Optical data transfer's new leading light?
From Palm Pilots to high-speed data
Germany's Fraunhofer Institute, best known for developing the MP3 audio codec, runs a photonics lab in Dresden. Earlier this year, it said it had created a wireless optical link capable of delivering data at the rate of 3Gbps.
Fraunhofer's technology isn't true VLC - it uses infrared light. So it has the backing of the IrDA, the Infrared Data Association, the organisation founded in 1993 to oversee device-to-device infrared communications standards. You know, beaming business card details from one Palm Pilot to another, or early wireless printing kit, or even linking a computer to an old Nokia phone as a modem.

A Fraunhofer boffin tweaks the Institute's IR tech
Hardly anyone builds IrDA ports into devices these days - USB, Bluetooth and Wi-Fi are faster and don't require line of sight. But the IrDA is looking to VLC to give it a new lease of life.
At the end of 2011, it pledged to work to define a new standard for 5Gbps and 10Gbps infrared communications, an effort building on the 1Gbps the existing Giga-IR standard supports. The Fraunhofer kit supports Giga-IR.
At these higher speeds, IrDA believes its updated standard could replace the likes of HDMI and USB 3.0.
D-Light delight
Meanwhile, Haas, together with Ediburgh University colleague Gordon Povey, continues to work with visible light. They and their team at the college's D-Light - "Data Light" - project have created kit capable of 130Mbps data transfer rights. A lot slower than Fraunhofer's rig, to be sure, but one delivered by off-the-shelf parts rather than custom lab components. Povey and Haas believe they can push that speed to at least 1Gbps. Other Li-Fi proponents claim 10Gbps will be possible with specially designed LED lightsources.

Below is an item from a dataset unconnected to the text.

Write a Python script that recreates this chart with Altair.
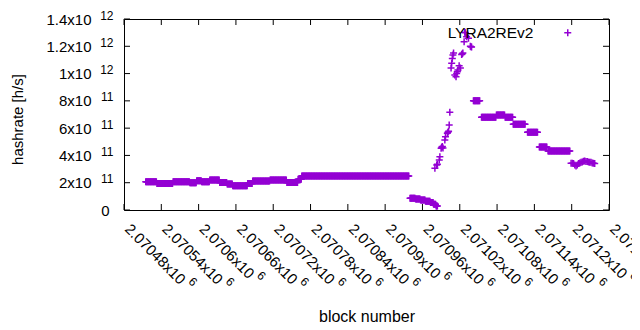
import altair as alt
import pandas as pd

# ---- data (hashrate in units of 1e11 h/s) ----
# flat runs: first block, last block, value
run_first = [2070515, 2070533, 2070559, 2070586, 2070597, 2070605, 2070618, 2070634,
             2070646, 2070655, 2070679, 2070687, 2070715, 2070742, 2070760, 2070766,
             2070940, 2070949, 2070957, 2070965, 2070973, 2070978, 2070982,
             2071042, 2071055, 2071079, 2071093, 2071106, 2071129, 2071148, 2071162]
run_last = [2070532, 2070558, 2070585, 2070596, 2070604, 2070617, 2070633, 2070645,
            2070654, 2070678, 2070686, 2070714, 2070741, 2070759, 2070765, 2070938,
            2070948, 2070956, 2070964, 2070972, 2070977, 2070981, 2070984,
            2071052, 2071078, 2071092, 2071105, 2071125, 2071145, 2071160, 2071197]
run_rate = [2.07, 1.95, 2.07, 1.99, 2.14, 2.07, 2.20, 2.02,
            1.90, 1.78, 1.95, 2.12, 2.20, 2.02, 2.25, 2.50,
            0.86, 0.80, 0.73, 0.65, 0.55, 0.43, 0.30,
            8.00, 6.80, 6.96, 6.80, 6.28, 5.70, 4.62, 4.33]

# single points (spike and tail)
spot_block = [2070980, 2070983, 2070984, 2070987, 2070988, 2070990, 2070991, 2070992,
              2070993, 2070996, 2070997, 2071000, 2071001, 2071002, 2071003, 2071004,
              2071006, 2071007, 2071008, 2071009, 2071010, 2071012, 2071014, 2071015,
              2071016, 2071017, 2071019, 2071021, 2071023, 2071024, 2071025, 2071027,
              2071028, 2071029, 2071031, 2071034, 2071037, 2071038, 2071039,
              2071199, 2071201, 2071203, 2071205, 2071207, 2071209, 2071211, 2071213,
              2071215, 2071217, 2071219, 2071221, 2071223, 2071225, 2071227, 2071229,
              2071231, 2071233, 2071235, 2071237]
spot_rate = [3.06, 3.30, 3.35, 3.67, 3.90, 4.52, 4.60, 4.65,
             4.55, 5.13, 5.37, 5.62, 5.70, 5.78, 6.23, 7.16,
             10.40, 10.75, 11.10, 11.36, 11.50, 9.90, 9.77, 10.00,
             10.14, 10.26, 10.58, 10.40, 11.40, 11.45, 11.50, 12.34,
             13.03, 13.00, 12.70, 12.59, 12.00, 11.97, 11.95,
             3.42, 3.42, 3.40, 3.30, 3.22, 3.30, 3.40, 3.45,
             3.50, 3.52, 3.58, 3.60, 3.55, 3.55, 3.52, 3.50,
             3.50, 3.45, 3.42, 3.40]

series_name = "LYRA2REv2"

x_ticks = [2070480, 2070540, 2070600, 2070660, 2070720, 2070780, 2070840,
           2070900, 2070960, 2071020, 2071080, 2071140, 2071200, 2071260]
x_tick_base = ["2.07048x10", "2.07054x10", "2.0706x10", "2.07066x10", "2.07072x10",
               "2.07078x10", "2.07084x10", "2.0709x10", "2.07096x10", "2.07102x10",
               "2.07108x10", "2.07114x10", "2.0712x10", "2.07126x10"]
x_tick_exp = ["6"] * len(x_ticks)

y_ticks = [0, 2e11, 4e11, 6e11, 8e11, 1e12, 1.2e12, 1.4e12]
y_tick_base = ["0", "2x10", "4x10", "6x10", "8x10", "1x10", "1.2x10", "1.4x10"]
y_tick_exp = ["", "11", "11", "11", "11", "12", "12", "12"]

# ---- build tables ----
blocks, rates = [], []
for f, l, v in zip(run_first, run_last, run_rate):
    for b in range(f, l + 1):
        blocks.append(b)
        rates.append(v * 1e11)
for b, v in zip(spot_block, spot_rate):
    blocks.append(b)
    rates.append(v * 1e11)
df = pd.DataFrame({"block": blocks, "rate": rates, "series": series_name})
xt = pd.DataFrame({"block": x_ticks})
yt = pd.DataFrame({"rate": y_ticks})

W, H = 485, 191
FONT = "Liberation Sans"
PURPLE = "#9400d3"
PLUS = "M-1,0H1M0,-1V1"
XDOM = [x_ticks[0], x_ticks[-1]]
YDOM = [0, 1.4e12]


def xs():
    return alt.Scale(domain=XDOM, nice=False, zero=False)


def ys():
    return alt.Scale(domain=YDOM, nice=False, zero=True)


def arr(lst):
    return "[" + ",".join("'" + s + "'" for s in lst) + "]"


x_idx = f"round((datum.value-{x_ticks[0]})/60)"
y_idx = "round(datum.value/2e11)"

x_axis = alt.Axis(
    values=x_ticks, labelExpr=arr(x_tick_base) + "[" + x_idx + "]",
    labelAngle=45, labelAlign="left", labelBaseline="middle",
    labelPadding=16, labelOffset=3, ticks=False, tickSize=0, domain=False,
    grid=False, labelFont=FONT, labelFontSize=15, labelColor="black",
    labelOverlap=False, labelFlush=False, labelBound=False,
    title="block number", titleFont=FONT, titleFontSize=16,
    titleFontWeight="normal", titleColor="black", titleY=111,
    titleBaseline="alphabetic")
y_axis = alt.Axis(
    values=y_ticks, labelExpr=arr(y_tick_base) + "[" + y_idx + "]",
    labelPadding={"condition": {"test": "datum.value == 0", "value": 15}, "value": 33},
    ticks=False, tickSize=0, domain=False, grid=False,
    labelFont=FONT, labelFontSize=15, labelColor="black",
    labelOverlap=False, labelFlush=False, labelBound=False,
    title="hashrate [h/s]", titleFont=FONT, titleFontSize=15,
    titleFontWeight="normal", titleColor="black", titleX=-107, titleY=100,
    titleBaseline="middle", titleAlign="center", titleAngle=270)

points = alt.Chart(df).mark_point(
    shape=PLUS, filled=False, size=49, strokeWidth=1.5, opacity=1
).encode(
    x=alt.X("block:Q", scale=xs(), axis=x_axis),
    y=alt.Y("rate:Q", scale=ys(), axis=y_axis),
    color=alt.Color("series:N", scale=alt.Scale(range=[PURPLE]), legend=alt.Legend(
        orient="none", legendX=436, legendY=6, title=None, padding=0,
        labelAlign="right", labelOffset={"expr": "-42"}, labelFont=FONT, labelFontSize=15.5,
        labelColor="black", symbolType=PLUS, symbolSize=49, symbolStrokeWidth=1.5,
        symbolStrokeColor=PURPLE)),
)

tick_bottom = alt.Chart(xt).mark_rule(color="black", strokeWidth=1).encode(
    x=alt.X("block:Q", scale=xs(), axis=x_axis), y=alt.value(H), y2=alt.value(H - 6))
tick_top = alt.Chart(xt).mark_rule(color="black", strokeWidth=1).encode(
    x=alt.X("block:Q", scale=xs(), axis=x_axis), y=alt.value(0), y2=alt.value(6))
tick_left = alt.Chart(yt).mark_rule(color="black", strokeWidth=1).encode(
    y=alt.Y("rate:Q", scale=ys(), axis=y_axis), x=alt.value(0), x2=alt.value(6))
tick_right = alt.Chart(yt).mark_rule(color="black", strokeWidth=1).encode(
    y=alt.Y("rate:Q", scale=ys(), axis=y_axis), x=alt.value(W), x2=alt.value(W - 6))

base = alt.layer(points, tick_bottom, tick_top, tick_left, tick_right)

# second set of axes carrying the exponents as raised, smaller labels
exp_layer = alt.Chart(yt.assign(block=x_ticks[0])).mark_point(opacity=0).encode(
    x=alt.X("block:Q", scale=xs(), axis=alt.Axis(
        orient="bottom", values=x_ticks, labelExpr=arr(x_tick_exp) + "[" + x_idx + "]",
        labelAngle=45, labelAlign="left", labelBaseline="middle",
        labelOffset={"condition": {"test": "datum.value % 300 == 0", "value": 60}, "value": 66},
        labelPadding={"condition": {"test": "datum.value % 300 == 0", "value": 63}, "value": 69},
        ticks=False, tickSize=0, domain=False, grid=False, title=None,
        labelFont=FONT, labelFontSize=12, labelColor="black",
        labelOverlap=False, labelFlush=False, labelBound=False)),
    y=alt.Y("rate:Q", scale=ys(), axis=alt.Axis(
        orient="left", values=y_ticks, labelExpr=arr(y_tick_exp) + "[" + y_idx + "]",
        labelPadding=11, labelOffset=-4,
        ticks=False, tickSize=0, domain=False, grid=False, title=None,
        labelFont=FONT, labelFontSize=12, labelColor="black",
        labelOverlap=False, labelFlush=False, labelBound=False)),
)

chart = alt.layer(base, exp_layer).resolve_scale(
    x="independent", y="independent"
).properties(
    width=W, height=H,
    autosize=alt.AutoSizeParams(type="none"),
    padding={"left": 116, "top": 11, "right": 23, "bottom": 116},
    background="white",
).configure_view(stroke="black", strokeWidth=1)

chart.save("out.html", embed_options={"renderer": "svg", "actions": False})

Both boffins also run PureVLC, a company founded to commercialise Li-Fi technology on behalf of the University, and this month PureVLC claimed to have sent the first text message send by LED to an unmodified Android handset.

Coming soon: PureVLC's 'Smart Lighting Development Kit' board
To be fair, the data rate was a low 2.5Kbps and it requires a special app to control the handset's cameras and detect the message. But PureVLC's demo showed that messages can be sent with low-cost kit and that doing so doesn't register with the human eye.
PureVLC is also promising to release a "Smart Lighting Development Kit", a full duplex VLC system that connects to standard LED light fixtures, in Q2 2012.